Here are the key things you need to know before you leave work today.
MORTGAGE RATE CHANGES
No changes here.
TERM DEPOSIT RATE CHANGES
Nothing here either.
A GLOOMY OUTLOOK I
RBNZ Governor Adrian Orr open the gates to let the bears come out to play today with their MPS review. The central bank's perspective was unusually gloomy and is likely to compound falling business confidence.
A GLOOMY OUTLOOK II
And Orr wasn't to know that later in the day, Fonterra bears joined him, piling on the gloom. Fonterra called a trading halt, fueling speculation they are about to announce a poor financial result "below guidance".
Meanwhile in the real world, deliveries of ready-mixed concrete rose in the June quarter following a dip in the March quarter. The rise was enough to show a gain over the equivalent quarter a year ago, and it was noticeable that Auckland didn't achieve any year-on-year gain. But there were good rises in Wellington, up +12% on quake remediation work, while in Christchurch the retrenchment after their quake recovery projects start to wind down was -9.7% year-on-year. Still, Christchurch is still consuming +65% more concrete than before the 2010 earthquakes.
IT'S DRY OVER THERE
The NSW Government has declared the whole state in drought. This is more a declaration for the farming regions; Sydney water storage is currently at 66% of capacity, although usually they have more than 90% stored at this time of year. At least Sydney has an operating desalinisation plant to hold supply if things get worse in the City. It will go into full service when Sydney dam levels fall below 60%. But it won't aid the farming community which is in desperate times right now.

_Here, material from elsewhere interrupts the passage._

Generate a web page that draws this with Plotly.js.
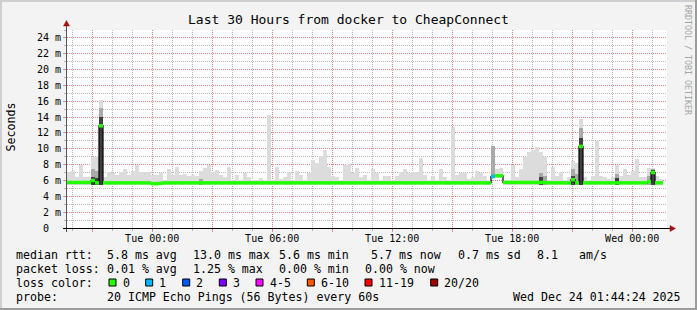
<!DOCTYPE html>
<html><head><meta charset="utf-8">
<script src="https://cdn.plot.ly/plotly-3.0.1.min.js"></script>
<style>html,body{margin:0;padding:0;background:#f3f3f3;overflow:hidden;} #chart{width:697px;height:310px;}</style>
</head><body><div id="chart"></div>
<script>
// ---------------- data ----------------
const binStartUTC = Date.UTC(2025, 11, 22, 19, 44, 24);   // start of the 30 h window
const binMinutes = 12;
const rangeStart = '2025-12-22 19:44:24';
const rangeEnd = '2025-12-24 01:44:24';

// top of the smoke (max of the 20 pings) per 12-minute bin, ms
const smokeMax = [
 7.1, 7.2, 6.4, 8.0, 6.5, 6.4, 9.0, 9.0, 16.1, 6.5,
 7.1, 6.9, 6.7, 7.1, 7.5, 6.75, 7.25, 8.0, 7.1, 7.1,
 7.1, 6.75, 6.75, 7.0, 6.0, 7.4, 6.75, 7.75, 6.75, 6.8,
 6.6, 6.75, 6.6, 7.25, 7.6, 7.9, 7.1, 7.3, 6.75, 6.4,
 7.75, 6.0, 6.75, 6.0, 7.0, 6.5, 6.0, 6.0, 6.3, 6.0,
 14.3, 6.0, 7.75, 6.25, 6.5, 7.1, 6.0, 7.25, 6.75, 6.0,
 6.9, 8.6, 8.25, 9.1, 9.9, 7.75, 6.6, 6.4, 6.0, 7.9,
 8.1, 6.9, 7.6, 6.5, 6.75, 6.0, 7.4, 6.9, 6.0, 6.6,
 6.6, 6.0, 6.6, 7.1, 7.5, 6.9, 7.1, 7.1, 8.9, 6.75,
 6.0, 6.6, 6.0, 7.4, 6.4, 6.0, 12.75, 6.75, 7.0, 7.0,
 6.25, 6.5, 7.25, 7.0, 6.6, 6.0, 10.4, 7.4, 7.6, 6.0,
 6.0, 7.9, 6.4, 7.5, 9.0, 9.6, 9.9, 10.25, 9.6, 9.0,
 6.0, 7.75, 6.6, 7.1, 6.0, 6.5, 8.5, 8.25, 13.75, 6.5,
 6.0, 6.6, 11.0, 6.6, 6.5, 6.25, 6.5, 7.9, 6.6, 7.5,
 6.75, 7.25, 8.75, 6.5, 6.5, 7.6, 7.6, 6.6, 6.25
];
// median rtt per bin, ms
const medianRtt = [
 5.75, 5.75, 5.75, 5.75, 5.75, 5.75, 6.0, 5.7, 12.9, 5.7,
 5.7, 5.7, 5.7, 5.7, 5.7, 5.7, 5.7, 5.7, 5.7, 5.7,
 5.7, 5.6, 5.6, 5.65, 5.7, 5.7, 5.7, 5.7, 5.7, 5.7,
 5.7, 5.7, 5.7, 5.7, 5.7, 5.7, 5.7, 5.7, 5.7, 5.7,
 5.7, 5.7, 5.7, 5.7, 5.7, 5.7, 5.7, 5.7, 5.7, 5.7,
 5.7, 5.7, 5.7, 5.7, 5.7, 5.7, 5.7, 5.7, 5.7, 5.7,
 5.7, 5.7, 5.7, 5.7, 5.7, 5.7, 5.7, 5.7, 5.7, 5.7,
 5.7, 5.7, 5.7, 5.7, 5.7, 5.7, 5.7, 5.7, 5.7, 5.7,
 5.7, 5.7, 5.7, 5.7, 5.7, 5.7, 5.7, 5.7, 5.7, 5.7,
 5.7, 5.7, 5.7, 5.7, 5.7, 5.7, 5.7, 5.7, 5.7, 5.7,
 5.7, 5.7, 5.7, 5.7, 5.7, 5.7, 6.5, 6.6, 6.6, 5.75,
 5.75, 5.75, 5.75, 5.75, 5.75, 5.75, 5.75, 5.75, 5.75, 5.75,
 5.7, 5.7, 5.7, 5.7, 5.7, 5.7, 6.1, 5.7, 10.3, 5.7,
 5.7, 5.7, 5.7, 5.7, 5.7, 5.7, 5.7, 5.7, 5.7, 5.7,
 5.7, 5.7, 5.7, 5.7, 5.7, 5.85, 7.0, 5.7, 5.7
];
const smokeFloor = 5.45;                 // bottom of the smoke (min ping)
const raisedMinIdx = [106, 107, 108];    // bins whose fastest ping was higher
const raisedMinVal = [6.35, 6.35, 6.35];
const midIdx = [6, 7, 8, 33, 106, 118, 119, 126, 127, 128, 137, 145, 146];
const midTop = [7.4, 7.2, 15.1, 6.2, 10.3, 7.0, 6.6, 7.4, 6.8, 12.6, 6.8, 6.6, 7.5];
const darkIdx = [6, 7, 8, 118, 126, 128, 137, 146];
const darkTop = [6.5, 6.3, 14.0, 6.5, 6.6, 11.4, 6.3, 7.3];
const loss1Idx = [106];                  // bins with 1/20 packets lost

const yTickVals = [0, 2, 4, 6, 8, 10, 12, 14, 16, 18, 20, 22, 24];
const yTickText = ['', '2 m', '4 m', '6 m', '8 m', '10 m', '12 m', '14 m', '16 m', '18 m', '20 m', '22 m', '24 m'];
const yZeroLabel = '0';
const xTickVals = ['2025-12-22 21:00', '2025-12-23 00:00', '2025-12-23 03:00', '2025-12-23 06:00', '2025-12-23 09:00',
  '2025-12-23 12:00', '2025-12-23 15:00', '2025-12-23 18:00', '2025-12-23 21:00', '2025-12-24 00:00'];
const xTickText = ['', 'Tue 00:00', '', 'Tue 06:00', '', 'Tue 12:00', '', 'Tue 18:00', '', 'Wed 00:00'];

const titleText = 'Last 30 Hours from docker to CheapConnect';
const rowRtt = ['median rtt:', '5.8 ms avg', '13.0 ms max', '5.6 ms min', '5.7 ms now', '0.7 ms sd', '8.1', 'am/s'];
const rowLoss = ['packet loss:', '0.01 % avg', '1.25 % max', '0.00 % min', '0.00 % now'];
const lossLabels = ['0', '1', '2', '3', '4-5', '6-10', '11-19', '20/20'];
const lossColors = ['#22ff00', '#00b8ff', '#0059ff', '#7e00ff', '#ff00ff', '#ff5500', '#ff0000', '#a10000'];
const rowProbe = ['probe:', '20 ICMP Echo Pings (56 Bytes) every 60s', 'Wed Dec 24 01:44:24 2025'];

// ---------------- build ----------------
const N = smokeMax.length;
const binMs = binMinutes * 60000;
function tstr(ms) { return new Date(ms).toISOString().replace('T', ' ').slice(0, 19); }
const starts = [], centers = [];
for (let i = 0; i < N; i++) { starts.push(tstr(binStartUTC + i * binMs)); centers.push(tstr(binStartUTC + (i + 0.5) * binMs)); }
const mins = smokeMax.map(() => smokeFloor);
raisedMinIdx.forEach((b, k) => { mins[b] = raisedMinVal[k]; });

const traces = [];
traces.push({type: 'bar', x: centers, base: mins, y: smokeMax.map((v, i) => v - mins[i]), width: binMs,
  marker: {color: '#dcdcdc', line: {width: 0}}, hoverinfo: 'skip'});
traces.push({type: 'bar', x: midIdx.map(i => centers[i]), base: midIdx.map(i => mins[i]), y: midIdx.map((i, k) => midTop[k] - mins[i]),
  width: binMs, marker: {color: '#a9a9a9', line: {width: 0}}, hoverinfo: 'skip'});
traces.push({type: 'bar', x: darkIdx.map(i => centers[i]), base: darkIdx.map(i => mins[i]), y: darkIdx.map((i, k) => darkTop[k] - mins[i]),
  width: binMs, marker: {color: '#404040', line: {width: 0}}, hoverinfo: 'skip'});
// median step line (black)
traces.push({type: 'scatter', mode: 'lines', x: starts.concat([tstr(binStartUTC + N * binMs)]), y: medianRtt.concat([medianRtt[N - 1]]),
  line: {shape: 'hv', color: '#000000', width: 1.2}, hoverinfo: 'skip'});
// loss-coloured median band
function band(filterFn, color) {
  const xs = [], ys = [];
  for (let i = 0; i < N; i++) {
    if (!filterFn(i)) continue;
    xs.push(tstr(binStartUTC + i * binMs), tstr(binStartUTC + (i + 1) * binMs), null);
    ys.push(medianRtt[i], medianRtt[i], null);
  }
  return {type: 'scatter', mode: 'lines', x: xs, y: ys, connectgaps: false, line: {color: color, width: 3.5}, hoverinfo: 'skip'};
}
traces.push(band(i => loss1Idx.indexOf(i) < 0, lossColors[0]));
traces.push(band(i => loss1Idx.indexOf(i) >= 0, lossColors[1]));

// pixel helpers for annotations / decorations
const L = 67, T = 30, PW = 600, PH = 198;
const px = x => (x - L) / PW;
const py = y => (T + PH - y) / PH;
const FONT = 'DejaVu Sans Mono, monospace';
const ann = [];
function txt(s, x, y, size, opts) {
  ann.push(Object.assign({text: s, x: px(x), y: py(y), xref: 'paper', yref: 'paper', xanchor: 'left', yanchor: 'middle',
    showarrow: false, borderpad: 0, borderwidth: 0, font: {family: FONT, size: size, color: '#000'}}, opts || {}));
}
const LF = 11.6;
const rttX = [15.5, 106.5, 192.5, 278.5, 371.5, 457.5, 536.5, 578.5];
rowRtt.forEach((s, k) => txt(s, rttX[k], 254.5, LF));
const lossX = [15.5, 106.5, 192.5, 278.5, 364.5];
rowLoss.forEach((s, k) => txt(s, lossX[k], 268.5, LF));
txt('loss color:', 15.5, 282.5, LF);
const boxX = [109, 145.7, 182.7, 219.3, 256, 307.3, 365, 430.7];
const shapes = [];
lossLabels.forEach((s, k) => {
  txt(s, boxX[k] + 13.5, 282.5, LF);
  shapes.push({type: 'rect', xref: 'paper', yref: 'paper', x0: px(boxX[k]), x1: px(boxX[k] + 7), y0: py(286), y1: py(279),
    fillcolor: lossColors[k], line: {color: '#000', width: 1}, layer: 'above'});
});
txt(rowProbe[0], 15.5, 296.5, LF);
txt(rowProbe[1], 106.5, 296.5, LF);
txt(rowProbe[2], 512.5, 296.5, LF);
// zero label on the y axis (rrdtool leaves it unsuffixed, aligned with the digits)
txt(yZeroLabel, 42.5, 228, 10);
// y axis title and vertical watermark
ann.push({text: 'Seconds', x: px(10.5), y: py(127), xref: 'paper', yref: 'paper', xanchor: 'center', yanchor: 'middle',
  textangle: -90, showarrow: false, borderpad: 0, font: {family: FONT, size: LF, color: '#000'}});
ann.push({text: 'RRDTOOL / TOBI OETIKER', x: px(688), y: py(60), xref: 'paper', yref: 'paper', xanchor: 'center', yanchor: 'middle',
  textangle: 90, showarrow: false, borderpad: 0, font: {family: FONT, size: 8.3, color: '#a4a4a4'}});

// axes lines, arrows, frame
function line(x0, y0, x1, y1, color, w) {
  shapes.push({type: 'line', xref: 'paper', yref: 'paper', x0: px(x0), y0: py(y0), x1: px(x1), y1: py(y1), line: {color: color, width: w}, layer: 'above'});
}
function rect(x0, y0, x1, y1, color) {
  shapes.push({type: 'rect', xref: 'paper', yref: 'paper', x0: px(x0), y0: py(y1), x1: px(x1), y1: py(y0), fillcolor: color, line: {width: 0}, layer: 'above'});
}
function tri(pts, color) {
  const d = 'M' + pts.map(p => px(p[0]) + ',' + py(p[1])).join(' L') + ' Z';
  shapes.push({type: 'path', xref: 'paper', yref: 'paper', path: d, fillcolor: color, line: {color: color, width: 0.5}, layer: 'above'});
}
line(66.5, 232, 66.5, 26, '#555555', 1);
line(63, 228.5, 671, 228.5, '#000000', 1);
tri([[63.5, 26], [66.5, 20.5], [69.5, 26]], '#a01010');
tri([[670, 225.5], [675.5, 228.5], [670, 231.5]], '#a01010');
rect(0, 0, 697, 2, '#cfcfcf');
rect(0, 0, 2, 310, '#cfcfcf');
rect(695, 0, 697, 310, '#9c9c9c');
rect(0, 308, 697, 310, '#9c9c9c');

const majorGrid = 'rgba(232,110,110,0.7)';
const minorGrid = 'rgba(140,140,140,0.6)';
const hourMs = 3600000;
const layout = {
  width: 697, height: 310,
  margin: {l: L, r: 697 - L - PW, t: T, b: 310 - T - PH, pad: 0},
  paper_bgcolor: '#f3f3f3', plot_bgcolor: '#ffffff',
  showlegend: false, barmode: 'overlay', bargap: 0,
  font: {family: FONT, color: '#000'},
  title: {text: titleText, x: 0.5, xref: 'container', xanchor: 'center', y: 1 - 19 / 310, yref: 'container', yanchor: 'middle',
    font: {family: FONT, size: 13, color: '#000'}},
  xaxis: {type: 'date', range: [rangeStart, rangeEnd], tickmode: 'array', tickvals: xTickVals, ticktext: xTickText,
    ticks: 'outside', ticklen: 3, tickcolor: majorGrid, tickfont: {family: FONT, size: 10, color: '#000'}, ticklabelstandoff: -2,
    showgrid: true, gridcolor: majorGrid, griddash: '1px,1px', gridwidth: 1, zeroline: false, showline: false,
    minor: {tickmode: 'linear', tick0: '2025-12-22 00:00:00', dtick: hourMs, showgrid: true, gridcolor: minorGrid, griddash: '1px,1px',
      ticks: 'outside', ticklen: 2, tickcolor: minorGrid},
    fixedrange: true},
  yaxis: {range: [0, 25], tickmode: 'array', tickvals: yTickVals, ticktext: yTickText,
    ticks: 'outside', ticklen: 3, tickcolor: majorGrid, tickfont: {family: FONT, size: 10, color: '#000'},
    showgrid: true, gridcolor: majorGrid, griddash: '1px,1px', gridwidth: 1, zeroline: false, showline: false,
    minor: {tickmode: 'linear', tick0: 0, dtick: 1, showgrid: true, gridcolor: minorGrid, griddash: '1px,1px',
      ticks: 'outside', ticklen: 2, tickcolor: minorGrid},
    fixedrange: true},
  annotations: ann, shapes: shapes
};
Plotly.newPlot('chart', traces, layout, {displayModeBar: false, staticPlot: true});
</script></body></html>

This is what happens when an all-powerful dictator has trouble controlling his subjects, taking no risks. 1984.
SWAP RATES DROP SHARPLY
Local swap rates have dived substantially lower across the whole curve today from the double effect of the RBNZ MPS and the Fonterra trading halt. The two year is down -10 bps, the five year is down -15 bps, and the ten year is down -11 bps. It's the largest single day move in any direction since March 2016. Meanwhile, international rates are on the move lower for other reasons too. The UST 10yr is weaker and now at 2.95%, down -2 bps from where it was this time yesterday and pushing their 2-10 curve lower. The Aussie Govt 10yr is at 2.65% (down -3 bps), the China Govt 10yr is at 3.54% going the other way and up +5 bps, while the NZ Govt 10 yr is at 2.69%, dropping a heavy -9 bps. The 90 day bank bill rate is up +1 bp at 1.91%; go figure.
The bitcoin price is now at US$6,301, down -4.4% from where it was this time yesterday.
The NZD slumped on the same news triggers. We are now at 66.7 USc, down more than -¾c. We are also lower on the cross rates and under 90 AUc for the first time in almost nine months at 89.9 AUc, and the euro at 57.5 euro cents. That leaves the TWI-5 up just under 70.2.